Ridley detects a “strange kind of Victorian morality” behind this. “It’s like the nineteenth-century painting of a surprised woman who’s realised that she’s betrayed her husband and has to go back to her family.” He believes that critics want “a context that will help liberate them into how they think they should be feeling. I don’t do that, I guess, so that’s been a bit of a problem.”
Ridley is “always irritated” when people equate subject matter with the end result of a play. “Because Mercury Fur was ostensibly about a very dark subject, the assumption became that seeing it would be a depressing, downbeat or nihilistic experience. But when it’s done correctly, it’s not. It should take you on this ghost-train ride of emotions that leaves you feeling more passionate about life, wanting to live more.”
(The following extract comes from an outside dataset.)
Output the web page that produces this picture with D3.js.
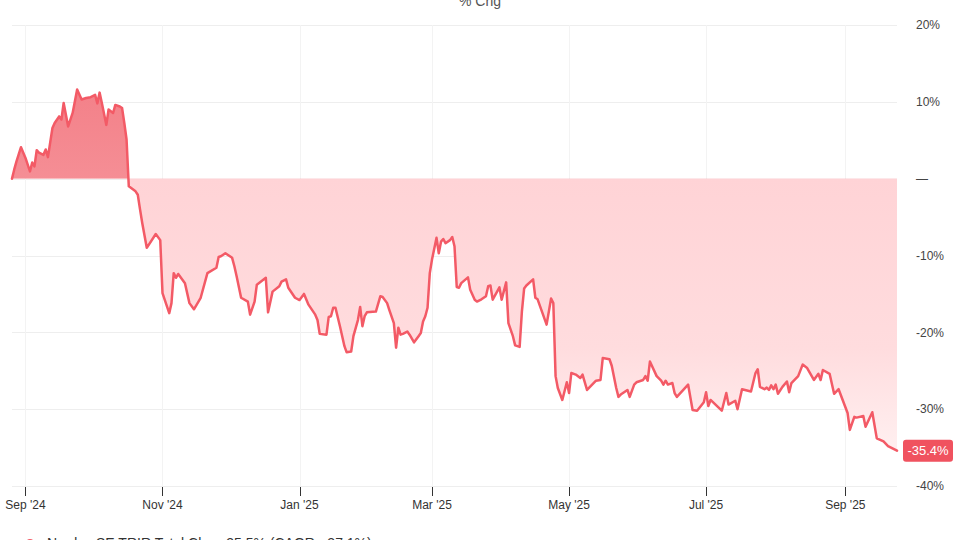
<!DOCTYPE html>
<html>
<head>
<meta charset="utf-8">
<script src="https://cdn.jsdelivr.net/npm/d3@7/dist/d3.min.js"></script>
<style>
  html, body { margin: 0; padding: 0; background: #fff; }
  svg { display: block; font-family: "Helvetica Neue", Arial, "Liberation Sans", sans-serif; }
</style>
</head>
<body>
<svg id="chart" width="960" height="540"></svg>
<script>
const dates = [
"2024-08-26","2024-08-27","2024-08-28","2024-08-30","2024-09-01","2024-09-03","2024-09-04","2024-09-05","2024-09-06","2024-09-07",
"2024-09-09","2024-09-10","2024-09-11","2024-09-13","2024-09-14","2024-09-16","2024-09-17","2024-09-18","2024-09-20","2024-09-22",
"2024-09-24","2024-09-26","2024-09-28","2024-09-30","2024-10-02","2024-10-03","2024-10-04","2024-10-05","2024-10-07","2024-10-08",
"2024-10-10","2024-10-11","2024-10-13","2024-10-14","2024-10-15","2024-10-16","2024-10-17","2024-10-20","2024-10-21","2024-10-22",
"2024-10-23","2024-10-25","2024-10-29","2024-10-31","2024-11-01","2024-11-04","2024-11-05","2024-11-06","2024-11-07","2024-11-08",
"2024-11-11","2024-11-13","2024-11-15","2024-11-18","2024-11-21","2024-11-25","2024-11-26","2024-11-27","2024-11-29","2024-12-02",
"2024-12-03","2024-12-04","2024-12-06","2024-12-09","2024-12-10","2024-12-12","2024-12-13","2024-12-17","2024-12-18","2024-12-20",
"2024-12-23","2024-12-24","2024-12-26","2024-12-27","2024-12-30","2025-01-01","2025-01-03","2025-01-05","2025-01-08","2025-01-09",
"2025-01-10","2025-01-13","2025-01-14","2025-01-15","2025-01-16","2025-01-17","2025-01-19","2025-01-21","2025-01-22","2025-01-24",
"2025-01-25","2025-01-27","2025-01-28","2025-01-29","2025-01-30","2025-01-31","2025-02-04","2025-02-06","2025-02-07","2025-02-09",
"2025-02-10","2025-02-12","2025-02-13","2025-02-14","2025-02-15","2025-02-16","2025-02-18","2025-02-19","2025-02-21","2025-02-23",
"2025-02-24","2025-02-25","2025-02-26","2025-02-27","2025-02-28","2025-03-01","2025-03-03","2025-03-04","2025-03-05","2025-03-06",
"2025-03-07","2025-03-09","2025-03-10","2025-03-11","2025-03-12","2025-03-13","2025-03-14","2025-03-17","2025-03-18","2025-03-20",
"2025-03-21","2025-03-23","2025-03-25","2025-03-26","2025-03-27","2025-03-28","2025-03-31","2025-04-01","2025-04-03","2025-04-04",
"2025-04-06","2025-04-07","2025-04-09","2025-04-10","2025-04-11","2025-04-12","2025-04-15","2025-04-16","2025-04-17","2025-04-21",
"2025-04-23","2025-04-24","2025-04-25","2025-04-26","2025-04-28","2025-04-30","2025-05-01","2025-05-02","2025-05-04","2025-05-06",
"2025-05-07","2025-05-09","2025-05-13","2025-05-15","2025-05-16","2025-05-19","2025-05-20","2025-05-22","2025-05-23","2025-05-24",
"2025-05-27","2025-05-28","2025-05-30","2025-05-31","2025-06-03","2025-06-04","2025-06-05","2025-06-06","2025-06-09","2025-06-11",
"2025-06-12","2025-06-13","2025-06-14","2025-06-16","2025-06-17","2025-06-18","2025-06-23","2025-06-25","2025-06-27","2025-06-30",
"2025-07-01","2025-07-02","2025-07-03","2025-07-08","2025-07-10","2025-07-11","2025-07-14","2025-07-15","2025-07-17","2025-07-21",
"2025-07-23","2025-07-24","2025-07-25","2025-07-27","2025-07-28","2025-07-29","2025-07-30","2025-07-31","2025-08-01","2025-08-02",
"2025-08-04","2025-08-06","2025-08-07","2025-08-08","2025-08-11","2025-08-13","2025-08-15","2025-08-18","2025-08-20","2025-08-21",
"2025-08-22","2025-08-25","2025-08-27","2025-08-29","2025-09-02","2025-09-03","2025-09-05","2025-09-06","2025-09-09","2025-09-10",
"2025-09-13","2025-09-15","2025-09-18","2025-09-20","2025-09-24"
];
const pctChg = [
0,1.2,2.25,4.1,2.7,0.95,2.1,1.6,3.7,3.4,
3.1,3.8,2.8,6.6,7.25,8.1,7.7,9.85,6.8,8.55,
11.6,10.3,10.5,10.6,10.9,9.8,11.2,9.85,7.0,9.0,
8.55,9.6,9.4,9.2,7.25,5.1,-1.0,-1.65,-2.1,-4.0,
-5.8,-9.0,-7.2,-8.0,-14.9,-17.5,-16.2,-12.3,-12.9,-12.4,
-13.6,-16.2,-17.0,-15.5,-12.3,-11.6,-10.2,-10.1,-9.7,-10.3,
-11.4,-12.7,-15.5,-16.0,-17.7,-16.0,-13.8,-12.9,-17.4,-14.7,
-14.0,-13.4,-13.1,-14.2,-15.5,-15.8,-15.0,-16.4,-17.7,-18.4,
-20.2,-20.3,-18.0,-17.9,-16.8,-16.8,-19.2,-21.8,-22.6,-22.5,
-20.5,-18.4,-16.7,-19.2,-17.9,-17.4,-17.3,-15.3,-15.4,-16.2,
-17.1,-18.8,-22.0,-19.4,-20.3,-20.2,-19.9,-20.3,-21.3,-20.5,
-20.1,-18.6,-17.9,-16.8,-12.3,-10.5,-7.7,-9.7,-8.2,-7.85,
-8.4,-8.0,-7.6,-8.8,-14.1,-14.2,-13.6,-12.85,-14.45,-15.75,
-16.0,-15.7,-15.3,-14.0,-13.9,-15.75,-14.15,-15.75,-13.5,-18.8,
-20.5,-21.7,-21.9,-17.3,-14.3,-13.9,-13.1,-15.5,-15.7,-19.0,
-15.6,-16.2,-25.7,-27.25,-28.8,-26.5,-27.9,-25.3,-25.5,-25.95,
-25.5,-27.5,-26.3,-26.2,-23.35,-23.5,-24.35,-27.25,-28.4,-28.1,
-27.5,-28.4,-26.8,-26.5,-26.2,-25.7,-26.3,-23.8,-25.7,-26.3,
-26.8,-26.3,-26.8,-26.6,-27.9,-28.4,-26.8,-30.1,-30.2,-29.1,
-27.8,-29.6,-28.8,-30.2,-27.9,-29.4,-28.9,-30.0,-27.4,-27.7,
-25.3,-24.8,-27.1,-27.4,-27.2,-27.5,-26.9,-27.4,-26.8,-28.0,
-27.1,-26.4,-27.8,-26.6,-25.7,-24.2,-24.65,-26.2,-25.4,-26.2,
-24.9,-25.4,-28.0,-27.4,-30.5,-32.7,-31.0,-31.1,-30.9,-32.3,
-30.4,-33.8,-34.2,-34.8,-35.4
];
const yTicks = [20, 10, 0, -10, -20, -30, -40];
const yTickLabels = ["20%", "10%", "\u2014", "-10%", "-20%", "-30%", "-40%"];
const xTickDates = ["2024-09-01","2024-11-01","2025-01-01","2025-03-01","2025-05-01","2025-07-01","2025-09-01"];
const xTickLabels = ["Sep '24","Nov '24","Jan '25","Mar '25","May '25","Jul '25","Sep '25"];
const titleText = "% Chg";
const lastLabel = "-35.4%";
const legendText = "Nordex SE TRIR Total Chg: -35.5% (CAGR: -37.1%)";

(function () {
const parse = d3.utcParse("%Y-%m-%d");
const data = dates.map((d, i) => ({ date: parse(d), v: pctChg[i] }));

const svg = d3.select("#chart");
const W = 960, H = 540;
const mLeft = 12, mRight = 897, mTop = 25, mBottom = 486;

const x = d3.scaleUtc().domain([parse("2024-08-26"), parse("2025-09-24")]).range([mLeft, mRight]);
const y = d3.scaleLinear().domain([-40, 20]).range([mBottom, mTop]);

const defs = svg.append("defs");
const gNeg = defs.append("linearGradient").attr("id", "negGrad")
  .attr("gradientUnits", "userSpaceOnUse").attr("x1", 0).attr("x2", 0)
  .attr("y1", y(0)).attr("y2", y(-40));
gNeg.append("stop").attr("offset", "0%").attr("stop-color", "#ffd3d6");
gNeg.append("stop").attr("offset", "55%").attr("stop-color", "#ffdcde");
gNeg.append("stop").attr("offset", "100%").attr("stop-color", "#fff6f6");
const gPos = defs.append("linearGradient").attr("id", "posGrad")
  .attr("gradientUnits", "userSpaceOnUse").attr("x1", 0).attr("x2", 0)
  .attr("y1", y(20)).attr("y2", y(0));
gPos.append("stop").attr("offset", "0%").attr("stop-color", "#f27780");
gPos.append("stop").attr("offset", "100%").attr("stop-color", "#f58e95");

defs.append("clipPath").attr("id", "clipPos").append("rect")
  .attr("x", mLeft).attr("y", 0).attr("width", mRight - mLeft).attr("height", y(0));
defs.append("clipPath").attr("id", "clipNeg").append("rect")
  .attr("x", mLeft).attr("y", y(0)).attr("width", mRight - mLeft).attr("height", H - y(0));

// gridlines
svg.append("g").selectAll("line").data(yTicks).join("line")
  .attr("x1", mLeft).attr("x2", mRight)
  .attr("y1", d => Math.round(y(d)) + 0.5).attr("y2", d => Math.round(y(d)) + 0.5)
  .attr("stroke", "#eeeeee").attr("stroke-width", 1);
svg.append("g").selectAll("line").data(xTickDates).join("line")
  .attr("x1", d => Math.round(x(parse(d))) + 0.5).attr("x2", d => Math.round(x(parse(d))) + 0.5)
  .attr("y1", mTop).attr("y2", mBottom)
  .attr("stroke", "#f3f3f3").attr("stroke-width", 1);

// areas
const area = d3.area().x(d => x(d.date)).y0(y(0)).y1(d => y(d.v));
svg.append("path").datum(data).attr("d", area)
  .attr("fill", "url(#negGrad)").attr("clip-path", "url(#clipNeg)");
svg.append("path").datum(data).attr("d", area)
  .attr("fill", "url(#posGrad)").attr("clip-path", "url(#clipPos)");

// line
const line = d3.line().x(d => x(d.date)).y(d => y(d.v));
svg.append("path").datum(data).attr("d", line)
  .attr("fill", "none").attr("stroke", "#f35a66").attr("stroke-width", 2.5)
  .attr("stroke-linejoin", "round").attr("stroke-linecap", "round");

// x axis ticks
const xg = svg.append("g");
xg.selectAll("line").data(xTickDates).join("line")
  .attr("x1", d => Math.round(x(parse(d))) + 0.5).attr("x2", d => Math.round(x(parse(d))) + 0.5)
  .attr("y1", mBottom + 1).attr("y2", mBottom + 10)
  .attr("stroke", "#333").attr("stroke-width", 1);
xg.selectAll("text").data(xTickDates).join("text")
  .attr("x", d => x(parse(d))).attr("y", 509)
  .attr("text-anchor", "middle").attr("font-size", 12).attr("fill", "#333")
  .text((d, i) => xTickLabels[i]);

// y axis labels
svg.append("g").selectAll("text").data(yTicks).join("text")
  .attr("x", 916).attr("y", d => y(d)).attr("dy", "0.35em")
  .attr("font-size", 12).attr("fill", "#444")
  .text((d, i) => yTickLabels[i]);

// last value label
const last = data[data.length - 1];
const ly = y(last.v);
svg.append("rect").attr("x", 903).attr("y", ly - 11).attr("width", 50).attr("height", 22)
  .attr("rx", 3).attr("fill", "#f0525f");
svg.append("text").attr("x", 928).attr("y", ly).attr("dy", "0.36em")
  .attr("text-anchor", "middle").attr("font-size", 13).attr("fill", "#fff")
  .text(lastLabel);

// title
svg.append("text").attr("x", 480).attr("y", 6).attr("text-anchor", "middle")
  .attr("font-size", 14).attr("fill", "#555").text(titleText);

// legend (cut off at bottom, as in the reference)
svg.append("circle").attr("cx", 30).attr("cy", 544).attr("r", 5).attr("fill", "#f35a66");
svg.append("text").attr("x", 47).attr("y", 548).attr("font-size", 14).attr("fill", "#333")
  .text(legendText);
})();
</script>
</body>
</html>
The cathartic thrill of the ghost train dominates as a trope in interviews with Ridley, connecting his approach to his plays with his films, art and children’s books. It isn’t about sugar-coated, sunlit optimism; it is about waving the dark things of life in our face in such a way that we better understand them. The ride is also a fairytale forest, Ridley’s characters the Big Bad Wolves to our Little Red Riding Hoods.
“Each of us creates the reality we need in order to survive. And for me that’s tremendously empowering”, he explains. “Religion isn’t doing it, so we have to tell our own stories. And I’ve felt this particularly when I’ve been writing for children. It’s about giving them a ritual, a story, to make sense of the chaos.”
Shivered is Southwark Playhouse from 17 March – 14 April; Tender Napalm will tour the UK from May, returning to Southwark Playhouse for a limited run in June; and Mercury Fur will be revived at the Old Red Lion Theatre from 27 March – 14 April.